* _Plotting code records_
════════════════
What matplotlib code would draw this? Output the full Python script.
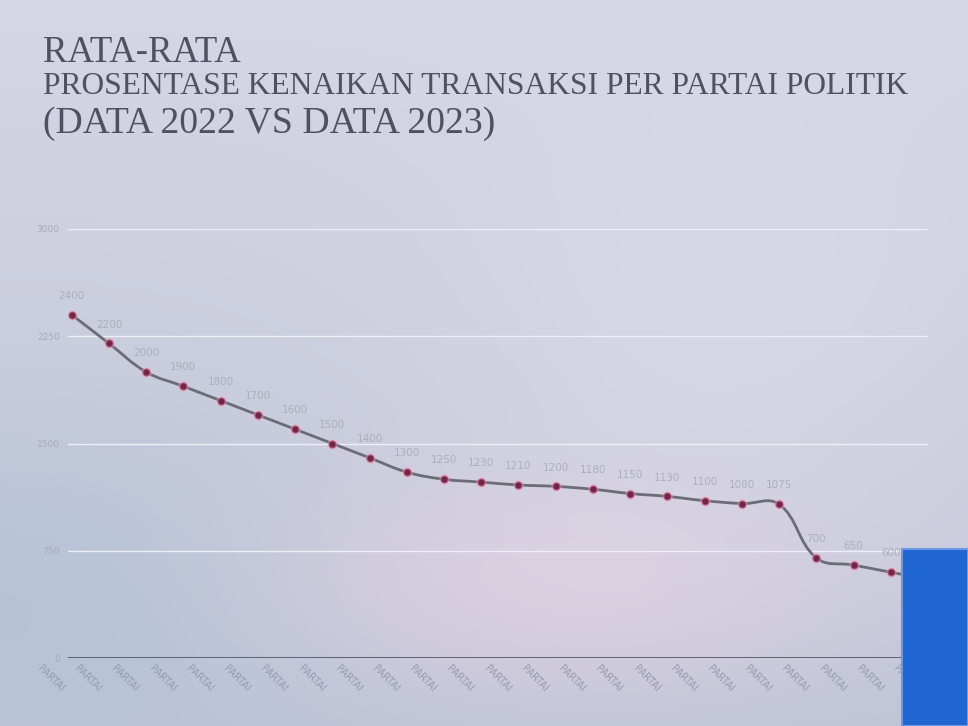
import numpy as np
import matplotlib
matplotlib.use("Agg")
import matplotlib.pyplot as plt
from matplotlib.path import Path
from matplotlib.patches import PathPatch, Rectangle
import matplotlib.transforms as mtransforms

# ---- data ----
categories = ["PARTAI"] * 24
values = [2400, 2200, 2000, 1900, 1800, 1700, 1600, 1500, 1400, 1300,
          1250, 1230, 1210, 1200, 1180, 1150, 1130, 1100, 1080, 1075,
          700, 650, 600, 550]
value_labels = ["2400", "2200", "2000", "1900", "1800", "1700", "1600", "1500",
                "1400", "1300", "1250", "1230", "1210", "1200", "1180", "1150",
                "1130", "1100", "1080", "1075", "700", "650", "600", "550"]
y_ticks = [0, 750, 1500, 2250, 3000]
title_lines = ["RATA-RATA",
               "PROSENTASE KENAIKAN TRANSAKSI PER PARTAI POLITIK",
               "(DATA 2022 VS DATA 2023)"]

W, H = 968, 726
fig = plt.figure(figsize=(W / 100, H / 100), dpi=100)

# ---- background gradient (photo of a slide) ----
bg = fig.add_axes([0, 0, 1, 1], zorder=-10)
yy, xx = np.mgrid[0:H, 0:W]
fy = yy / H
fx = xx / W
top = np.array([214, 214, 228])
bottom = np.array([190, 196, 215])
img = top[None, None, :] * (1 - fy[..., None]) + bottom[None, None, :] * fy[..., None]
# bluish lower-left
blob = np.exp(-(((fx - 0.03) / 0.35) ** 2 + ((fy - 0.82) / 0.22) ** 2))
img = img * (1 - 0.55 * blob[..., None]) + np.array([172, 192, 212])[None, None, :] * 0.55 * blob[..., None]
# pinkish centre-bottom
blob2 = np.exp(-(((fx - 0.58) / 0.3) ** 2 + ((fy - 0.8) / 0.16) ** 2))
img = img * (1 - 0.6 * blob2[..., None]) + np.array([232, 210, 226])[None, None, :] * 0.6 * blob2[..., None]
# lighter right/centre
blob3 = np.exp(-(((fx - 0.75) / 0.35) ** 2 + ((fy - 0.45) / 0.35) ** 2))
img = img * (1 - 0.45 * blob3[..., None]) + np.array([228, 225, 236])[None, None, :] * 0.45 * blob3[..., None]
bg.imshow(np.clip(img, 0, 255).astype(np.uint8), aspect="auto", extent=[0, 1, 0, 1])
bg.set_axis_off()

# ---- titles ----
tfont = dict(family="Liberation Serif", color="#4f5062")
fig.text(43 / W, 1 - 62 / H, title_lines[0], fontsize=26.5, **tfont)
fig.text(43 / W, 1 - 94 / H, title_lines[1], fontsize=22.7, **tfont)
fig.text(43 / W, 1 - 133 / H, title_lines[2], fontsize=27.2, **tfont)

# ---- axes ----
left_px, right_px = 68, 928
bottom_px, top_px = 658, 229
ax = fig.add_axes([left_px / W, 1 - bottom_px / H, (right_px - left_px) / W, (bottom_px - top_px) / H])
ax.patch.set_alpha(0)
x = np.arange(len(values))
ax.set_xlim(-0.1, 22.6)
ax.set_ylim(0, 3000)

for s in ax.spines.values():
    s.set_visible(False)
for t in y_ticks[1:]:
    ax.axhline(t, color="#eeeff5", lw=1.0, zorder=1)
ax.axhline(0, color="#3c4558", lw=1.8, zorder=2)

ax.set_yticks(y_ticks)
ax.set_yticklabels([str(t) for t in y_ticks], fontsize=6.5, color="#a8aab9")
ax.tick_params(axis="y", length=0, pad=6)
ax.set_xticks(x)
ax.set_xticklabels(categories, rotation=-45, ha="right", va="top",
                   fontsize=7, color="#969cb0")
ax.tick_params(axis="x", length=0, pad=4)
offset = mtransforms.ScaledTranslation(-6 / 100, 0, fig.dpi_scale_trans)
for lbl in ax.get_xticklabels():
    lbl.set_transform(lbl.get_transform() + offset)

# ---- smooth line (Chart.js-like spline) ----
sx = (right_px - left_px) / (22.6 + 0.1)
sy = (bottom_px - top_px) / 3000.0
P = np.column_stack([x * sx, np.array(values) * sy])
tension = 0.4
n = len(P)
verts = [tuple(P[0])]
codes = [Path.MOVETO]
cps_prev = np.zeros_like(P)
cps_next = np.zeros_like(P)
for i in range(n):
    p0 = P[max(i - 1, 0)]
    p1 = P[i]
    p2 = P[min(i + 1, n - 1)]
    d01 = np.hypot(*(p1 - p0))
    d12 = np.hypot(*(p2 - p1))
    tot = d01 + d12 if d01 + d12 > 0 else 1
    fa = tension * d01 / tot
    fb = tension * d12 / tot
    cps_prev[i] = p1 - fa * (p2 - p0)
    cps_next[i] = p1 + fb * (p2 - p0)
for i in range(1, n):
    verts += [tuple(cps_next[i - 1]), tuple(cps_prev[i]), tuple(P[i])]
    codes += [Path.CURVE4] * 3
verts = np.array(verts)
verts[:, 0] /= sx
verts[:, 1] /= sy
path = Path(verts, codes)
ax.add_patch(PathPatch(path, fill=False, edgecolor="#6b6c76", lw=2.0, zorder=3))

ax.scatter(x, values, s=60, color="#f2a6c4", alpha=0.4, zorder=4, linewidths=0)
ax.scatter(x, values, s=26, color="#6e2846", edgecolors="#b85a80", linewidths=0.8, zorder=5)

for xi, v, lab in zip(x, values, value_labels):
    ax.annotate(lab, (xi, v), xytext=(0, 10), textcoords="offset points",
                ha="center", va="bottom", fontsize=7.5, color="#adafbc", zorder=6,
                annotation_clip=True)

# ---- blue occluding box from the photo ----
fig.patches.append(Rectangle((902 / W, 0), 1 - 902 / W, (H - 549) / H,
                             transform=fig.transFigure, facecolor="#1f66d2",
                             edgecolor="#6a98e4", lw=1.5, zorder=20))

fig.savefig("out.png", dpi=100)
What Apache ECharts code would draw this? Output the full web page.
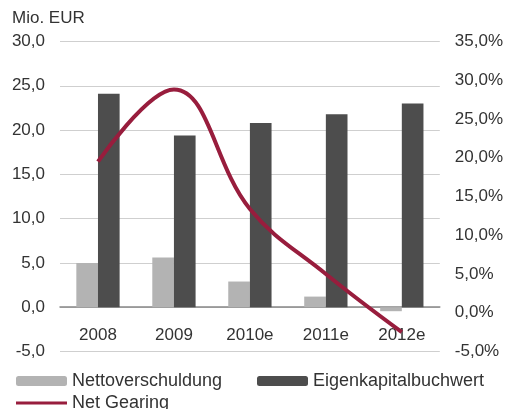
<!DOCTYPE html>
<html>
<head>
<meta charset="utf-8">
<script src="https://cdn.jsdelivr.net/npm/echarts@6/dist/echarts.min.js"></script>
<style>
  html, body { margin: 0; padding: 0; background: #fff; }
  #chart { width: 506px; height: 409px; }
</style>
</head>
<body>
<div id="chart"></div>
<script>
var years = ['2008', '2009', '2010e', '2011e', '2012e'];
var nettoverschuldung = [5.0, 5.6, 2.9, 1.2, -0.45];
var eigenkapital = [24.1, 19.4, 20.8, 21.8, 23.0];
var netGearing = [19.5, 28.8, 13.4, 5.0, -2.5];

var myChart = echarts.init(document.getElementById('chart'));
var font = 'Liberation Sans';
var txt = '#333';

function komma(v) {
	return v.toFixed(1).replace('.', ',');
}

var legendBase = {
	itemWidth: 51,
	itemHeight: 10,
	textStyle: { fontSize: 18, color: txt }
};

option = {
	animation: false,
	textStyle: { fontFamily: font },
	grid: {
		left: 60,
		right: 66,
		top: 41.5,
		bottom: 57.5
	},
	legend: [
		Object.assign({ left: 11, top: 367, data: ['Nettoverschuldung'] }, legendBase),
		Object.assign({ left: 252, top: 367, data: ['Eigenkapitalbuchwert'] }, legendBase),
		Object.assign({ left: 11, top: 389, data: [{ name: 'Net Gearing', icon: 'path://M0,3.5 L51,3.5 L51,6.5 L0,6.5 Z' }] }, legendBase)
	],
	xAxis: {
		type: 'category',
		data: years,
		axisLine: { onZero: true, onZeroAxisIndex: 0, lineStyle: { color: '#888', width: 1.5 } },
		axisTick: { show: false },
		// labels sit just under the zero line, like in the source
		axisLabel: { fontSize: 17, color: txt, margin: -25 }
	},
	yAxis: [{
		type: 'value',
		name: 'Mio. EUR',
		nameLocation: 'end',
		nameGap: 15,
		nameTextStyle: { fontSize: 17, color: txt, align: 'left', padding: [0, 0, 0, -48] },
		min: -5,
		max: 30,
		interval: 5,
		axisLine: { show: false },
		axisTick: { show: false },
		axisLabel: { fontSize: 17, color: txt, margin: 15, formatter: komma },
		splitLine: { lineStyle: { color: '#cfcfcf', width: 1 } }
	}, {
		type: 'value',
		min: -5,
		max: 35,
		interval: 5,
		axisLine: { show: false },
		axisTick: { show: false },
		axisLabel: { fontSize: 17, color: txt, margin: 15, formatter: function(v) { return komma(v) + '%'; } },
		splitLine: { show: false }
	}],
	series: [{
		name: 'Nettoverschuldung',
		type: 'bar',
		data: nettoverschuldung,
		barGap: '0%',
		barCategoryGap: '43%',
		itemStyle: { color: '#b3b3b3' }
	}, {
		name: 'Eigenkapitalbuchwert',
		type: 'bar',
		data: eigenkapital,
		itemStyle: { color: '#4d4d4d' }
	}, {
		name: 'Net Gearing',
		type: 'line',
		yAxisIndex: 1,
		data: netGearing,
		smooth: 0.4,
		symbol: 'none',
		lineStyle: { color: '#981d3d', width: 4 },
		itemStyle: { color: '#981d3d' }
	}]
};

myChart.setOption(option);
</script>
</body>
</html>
════════════════
Leave out the pictures and repeat the lines from the start of the material through the line with "import matplotlib.transforms as mtransforms", inclusive.

What matplotlib code would draw this? Output the full Python script.
import numpy as np
import matplotlib
matplotlib.use("Agg")
import matplotlib.pyplot as plt
from matplotlib.path import Path
from matplotlib.patches import PathPatch, Rectangle
import matplotlib.transforms as mtransforms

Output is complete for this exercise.